▶ **SUPPLIED MATERIAL**

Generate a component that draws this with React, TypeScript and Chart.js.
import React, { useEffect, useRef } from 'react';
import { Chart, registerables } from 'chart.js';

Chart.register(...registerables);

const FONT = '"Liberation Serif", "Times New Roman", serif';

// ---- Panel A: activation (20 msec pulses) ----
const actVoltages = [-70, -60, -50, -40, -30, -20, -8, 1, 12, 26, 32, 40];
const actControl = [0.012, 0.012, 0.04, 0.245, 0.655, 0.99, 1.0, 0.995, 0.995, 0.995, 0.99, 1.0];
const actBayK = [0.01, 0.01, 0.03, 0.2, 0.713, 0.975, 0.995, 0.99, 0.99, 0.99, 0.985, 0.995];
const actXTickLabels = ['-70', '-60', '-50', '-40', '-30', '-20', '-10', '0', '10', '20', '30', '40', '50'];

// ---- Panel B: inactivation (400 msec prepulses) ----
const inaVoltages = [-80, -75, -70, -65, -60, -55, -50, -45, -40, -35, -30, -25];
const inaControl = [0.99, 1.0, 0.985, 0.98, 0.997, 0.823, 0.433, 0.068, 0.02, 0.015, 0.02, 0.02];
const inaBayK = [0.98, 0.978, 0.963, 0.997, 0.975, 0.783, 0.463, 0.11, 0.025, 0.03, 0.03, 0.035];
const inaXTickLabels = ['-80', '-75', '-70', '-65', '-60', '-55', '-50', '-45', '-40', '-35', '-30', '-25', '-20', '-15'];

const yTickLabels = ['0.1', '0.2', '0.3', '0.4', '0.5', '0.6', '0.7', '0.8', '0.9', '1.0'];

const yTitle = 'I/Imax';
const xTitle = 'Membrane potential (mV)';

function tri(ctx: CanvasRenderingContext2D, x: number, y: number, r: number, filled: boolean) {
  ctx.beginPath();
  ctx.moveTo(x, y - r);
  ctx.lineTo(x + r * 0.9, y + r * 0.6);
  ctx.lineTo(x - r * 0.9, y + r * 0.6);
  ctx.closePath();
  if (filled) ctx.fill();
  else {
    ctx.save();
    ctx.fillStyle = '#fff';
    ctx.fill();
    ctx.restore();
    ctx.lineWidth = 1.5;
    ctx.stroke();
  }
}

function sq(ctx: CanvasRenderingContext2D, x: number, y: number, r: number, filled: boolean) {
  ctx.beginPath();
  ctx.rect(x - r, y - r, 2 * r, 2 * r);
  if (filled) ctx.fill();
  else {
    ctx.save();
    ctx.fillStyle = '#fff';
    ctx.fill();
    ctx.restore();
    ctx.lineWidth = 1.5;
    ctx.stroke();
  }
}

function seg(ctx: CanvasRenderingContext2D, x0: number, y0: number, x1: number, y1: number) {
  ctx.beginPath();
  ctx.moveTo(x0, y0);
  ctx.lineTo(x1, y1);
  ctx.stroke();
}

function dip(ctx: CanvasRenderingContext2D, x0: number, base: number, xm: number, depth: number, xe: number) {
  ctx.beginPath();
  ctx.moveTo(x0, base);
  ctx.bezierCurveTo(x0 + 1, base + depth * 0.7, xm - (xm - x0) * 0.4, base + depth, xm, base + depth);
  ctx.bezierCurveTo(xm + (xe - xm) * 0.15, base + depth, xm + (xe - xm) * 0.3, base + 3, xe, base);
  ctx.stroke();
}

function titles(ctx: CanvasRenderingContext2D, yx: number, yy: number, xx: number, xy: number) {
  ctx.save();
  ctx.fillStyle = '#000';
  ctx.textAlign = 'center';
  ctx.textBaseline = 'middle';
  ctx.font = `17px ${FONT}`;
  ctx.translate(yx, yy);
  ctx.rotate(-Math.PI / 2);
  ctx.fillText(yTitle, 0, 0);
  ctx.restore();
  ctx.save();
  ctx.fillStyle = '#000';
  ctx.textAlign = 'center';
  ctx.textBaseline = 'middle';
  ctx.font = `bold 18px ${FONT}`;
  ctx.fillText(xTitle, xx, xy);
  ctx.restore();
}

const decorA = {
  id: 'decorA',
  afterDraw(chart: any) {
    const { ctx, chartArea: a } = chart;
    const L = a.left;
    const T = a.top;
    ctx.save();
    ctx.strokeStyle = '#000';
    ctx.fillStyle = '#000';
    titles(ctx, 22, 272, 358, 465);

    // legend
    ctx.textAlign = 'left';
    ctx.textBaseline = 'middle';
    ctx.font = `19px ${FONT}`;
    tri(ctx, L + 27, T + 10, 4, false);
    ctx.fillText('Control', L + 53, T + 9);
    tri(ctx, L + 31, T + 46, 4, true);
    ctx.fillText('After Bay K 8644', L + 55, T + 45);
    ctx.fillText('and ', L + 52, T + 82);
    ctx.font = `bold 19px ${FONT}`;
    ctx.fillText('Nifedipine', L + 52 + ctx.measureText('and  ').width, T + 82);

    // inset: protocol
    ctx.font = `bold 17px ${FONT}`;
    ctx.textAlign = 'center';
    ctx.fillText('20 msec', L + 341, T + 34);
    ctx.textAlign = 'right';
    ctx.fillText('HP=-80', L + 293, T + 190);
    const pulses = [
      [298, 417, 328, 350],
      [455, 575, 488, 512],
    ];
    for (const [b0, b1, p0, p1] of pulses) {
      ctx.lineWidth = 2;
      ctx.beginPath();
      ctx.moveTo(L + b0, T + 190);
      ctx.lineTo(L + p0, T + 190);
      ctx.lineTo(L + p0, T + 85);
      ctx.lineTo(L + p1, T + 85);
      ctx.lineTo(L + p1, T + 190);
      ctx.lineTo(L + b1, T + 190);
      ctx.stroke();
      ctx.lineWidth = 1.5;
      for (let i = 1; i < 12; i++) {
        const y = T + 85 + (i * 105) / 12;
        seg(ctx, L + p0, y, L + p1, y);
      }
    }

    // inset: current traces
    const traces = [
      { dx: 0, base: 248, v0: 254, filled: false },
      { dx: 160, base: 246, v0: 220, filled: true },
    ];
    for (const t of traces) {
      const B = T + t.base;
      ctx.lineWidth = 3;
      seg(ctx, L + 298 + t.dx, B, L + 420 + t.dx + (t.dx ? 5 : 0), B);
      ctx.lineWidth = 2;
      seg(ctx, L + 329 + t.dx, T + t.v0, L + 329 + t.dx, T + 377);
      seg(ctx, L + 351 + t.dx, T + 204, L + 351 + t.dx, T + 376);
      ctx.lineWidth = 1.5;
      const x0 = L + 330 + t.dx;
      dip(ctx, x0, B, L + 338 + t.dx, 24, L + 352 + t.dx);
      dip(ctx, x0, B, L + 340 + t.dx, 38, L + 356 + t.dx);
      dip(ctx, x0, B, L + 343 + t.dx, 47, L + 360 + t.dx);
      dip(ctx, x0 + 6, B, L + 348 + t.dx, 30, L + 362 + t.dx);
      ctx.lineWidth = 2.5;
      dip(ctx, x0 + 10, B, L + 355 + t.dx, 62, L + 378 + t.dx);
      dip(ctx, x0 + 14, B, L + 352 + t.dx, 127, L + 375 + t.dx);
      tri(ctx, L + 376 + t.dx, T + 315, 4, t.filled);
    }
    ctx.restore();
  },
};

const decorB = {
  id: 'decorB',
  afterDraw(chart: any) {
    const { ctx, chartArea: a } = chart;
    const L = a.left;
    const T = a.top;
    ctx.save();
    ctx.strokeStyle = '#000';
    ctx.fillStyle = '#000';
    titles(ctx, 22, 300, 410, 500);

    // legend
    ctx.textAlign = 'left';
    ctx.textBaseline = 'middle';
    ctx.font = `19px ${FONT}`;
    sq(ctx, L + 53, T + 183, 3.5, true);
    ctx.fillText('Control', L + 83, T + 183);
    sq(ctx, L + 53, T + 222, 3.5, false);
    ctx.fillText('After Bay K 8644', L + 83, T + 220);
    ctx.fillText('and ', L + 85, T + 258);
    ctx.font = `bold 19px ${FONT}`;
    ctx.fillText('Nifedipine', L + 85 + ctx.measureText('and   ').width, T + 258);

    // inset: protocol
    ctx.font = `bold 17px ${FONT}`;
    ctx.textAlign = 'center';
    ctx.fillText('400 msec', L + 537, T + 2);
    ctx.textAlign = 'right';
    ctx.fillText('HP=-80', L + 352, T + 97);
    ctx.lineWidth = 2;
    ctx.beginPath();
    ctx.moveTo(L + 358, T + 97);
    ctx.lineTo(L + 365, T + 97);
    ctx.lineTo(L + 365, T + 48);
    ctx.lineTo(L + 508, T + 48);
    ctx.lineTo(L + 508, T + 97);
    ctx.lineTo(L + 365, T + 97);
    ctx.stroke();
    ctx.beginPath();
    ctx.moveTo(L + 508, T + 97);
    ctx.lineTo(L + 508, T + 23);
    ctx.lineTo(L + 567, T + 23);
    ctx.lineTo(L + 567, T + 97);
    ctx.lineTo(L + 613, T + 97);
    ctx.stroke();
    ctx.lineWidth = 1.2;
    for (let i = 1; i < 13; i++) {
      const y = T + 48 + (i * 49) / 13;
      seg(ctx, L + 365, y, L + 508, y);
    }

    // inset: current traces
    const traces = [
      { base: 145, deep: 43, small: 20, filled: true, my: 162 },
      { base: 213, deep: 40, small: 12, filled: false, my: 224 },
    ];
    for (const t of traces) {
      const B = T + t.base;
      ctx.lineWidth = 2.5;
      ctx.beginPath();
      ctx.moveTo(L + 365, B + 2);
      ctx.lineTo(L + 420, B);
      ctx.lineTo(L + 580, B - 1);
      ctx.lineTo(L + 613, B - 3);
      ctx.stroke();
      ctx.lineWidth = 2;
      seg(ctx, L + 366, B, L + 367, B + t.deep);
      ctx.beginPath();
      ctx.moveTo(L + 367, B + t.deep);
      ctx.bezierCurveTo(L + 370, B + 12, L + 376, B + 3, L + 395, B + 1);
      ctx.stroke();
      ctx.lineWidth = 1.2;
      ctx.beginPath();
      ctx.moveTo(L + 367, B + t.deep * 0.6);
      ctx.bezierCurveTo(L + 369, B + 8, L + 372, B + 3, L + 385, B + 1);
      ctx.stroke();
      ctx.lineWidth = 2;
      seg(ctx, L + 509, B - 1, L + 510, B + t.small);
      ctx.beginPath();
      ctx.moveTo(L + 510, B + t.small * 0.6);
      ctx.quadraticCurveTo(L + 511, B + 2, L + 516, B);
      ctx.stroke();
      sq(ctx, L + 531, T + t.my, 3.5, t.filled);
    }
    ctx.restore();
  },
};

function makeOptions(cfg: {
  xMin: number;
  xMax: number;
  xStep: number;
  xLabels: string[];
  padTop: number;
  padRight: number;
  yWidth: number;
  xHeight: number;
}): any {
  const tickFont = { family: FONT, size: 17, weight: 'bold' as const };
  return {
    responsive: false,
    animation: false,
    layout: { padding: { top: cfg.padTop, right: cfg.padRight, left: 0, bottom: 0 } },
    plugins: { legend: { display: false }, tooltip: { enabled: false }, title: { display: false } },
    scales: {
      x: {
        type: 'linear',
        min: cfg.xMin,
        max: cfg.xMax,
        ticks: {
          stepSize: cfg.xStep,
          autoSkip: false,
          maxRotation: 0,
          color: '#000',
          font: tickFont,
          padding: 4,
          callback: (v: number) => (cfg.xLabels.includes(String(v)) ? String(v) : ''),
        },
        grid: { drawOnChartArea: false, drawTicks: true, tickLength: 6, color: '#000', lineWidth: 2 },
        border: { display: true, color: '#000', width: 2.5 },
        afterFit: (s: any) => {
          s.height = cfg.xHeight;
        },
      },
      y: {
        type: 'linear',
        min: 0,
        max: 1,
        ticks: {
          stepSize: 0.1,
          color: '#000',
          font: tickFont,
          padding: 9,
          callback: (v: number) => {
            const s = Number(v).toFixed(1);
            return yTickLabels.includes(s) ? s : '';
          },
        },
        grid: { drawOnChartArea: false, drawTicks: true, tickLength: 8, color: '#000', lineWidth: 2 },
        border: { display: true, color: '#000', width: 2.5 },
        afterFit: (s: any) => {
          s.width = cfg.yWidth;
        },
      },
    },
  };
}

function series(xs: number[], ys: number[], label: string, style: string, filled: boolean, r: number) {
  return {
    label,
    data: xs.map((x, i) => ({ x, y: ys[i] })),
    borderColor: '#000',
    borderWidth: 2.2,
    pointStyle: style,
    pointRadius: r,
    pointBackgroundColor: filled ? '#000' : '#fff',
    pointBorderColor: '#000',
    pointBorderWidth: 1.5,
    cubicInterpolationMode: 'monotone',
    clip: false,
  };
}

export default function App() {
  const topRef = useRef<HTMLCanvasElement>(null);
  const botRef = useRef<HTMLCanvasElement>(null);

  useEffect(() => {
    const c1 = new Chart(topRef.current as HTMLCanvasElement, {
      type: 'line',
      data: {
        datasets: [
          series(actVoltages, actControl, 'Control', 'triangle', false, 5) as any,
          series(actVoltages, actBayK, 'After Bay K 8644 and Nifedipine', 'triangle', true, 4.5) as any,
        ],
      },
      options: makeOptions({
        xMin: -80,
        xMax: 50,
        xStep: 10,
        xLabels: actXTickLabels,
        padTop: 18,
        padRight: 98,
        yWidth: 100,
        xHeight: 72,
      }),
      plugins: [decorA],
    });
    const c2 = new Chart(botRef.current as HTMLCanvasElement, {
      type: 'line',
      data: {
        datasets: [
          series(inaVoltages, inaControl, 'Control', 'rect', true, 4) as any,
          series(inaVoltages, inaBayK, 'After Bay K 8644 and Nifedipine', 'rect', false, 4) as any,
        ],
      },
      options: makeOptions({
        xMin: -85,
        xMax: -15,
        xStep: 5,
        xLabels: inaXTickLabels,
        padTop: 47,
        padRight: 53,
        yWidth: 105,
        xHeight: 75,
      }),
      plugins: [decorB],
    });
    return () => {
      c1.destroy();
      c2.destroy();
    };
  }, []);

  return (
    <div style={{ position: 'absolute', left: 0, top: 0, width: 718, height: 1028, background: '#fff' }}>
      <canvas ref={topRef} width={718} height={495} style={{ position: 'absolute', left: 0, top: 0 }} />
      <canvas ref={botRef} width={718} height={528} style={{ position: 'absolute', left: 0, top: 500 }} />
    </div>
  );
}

▶ **WORK TO DO**
Using the listing above, show each line holding the string "React".

▶ **IN RESPONSE**
Generate a component that draws this with React, TypeScript and Chart.js.
import React, { useEffect, useRef } from 'react';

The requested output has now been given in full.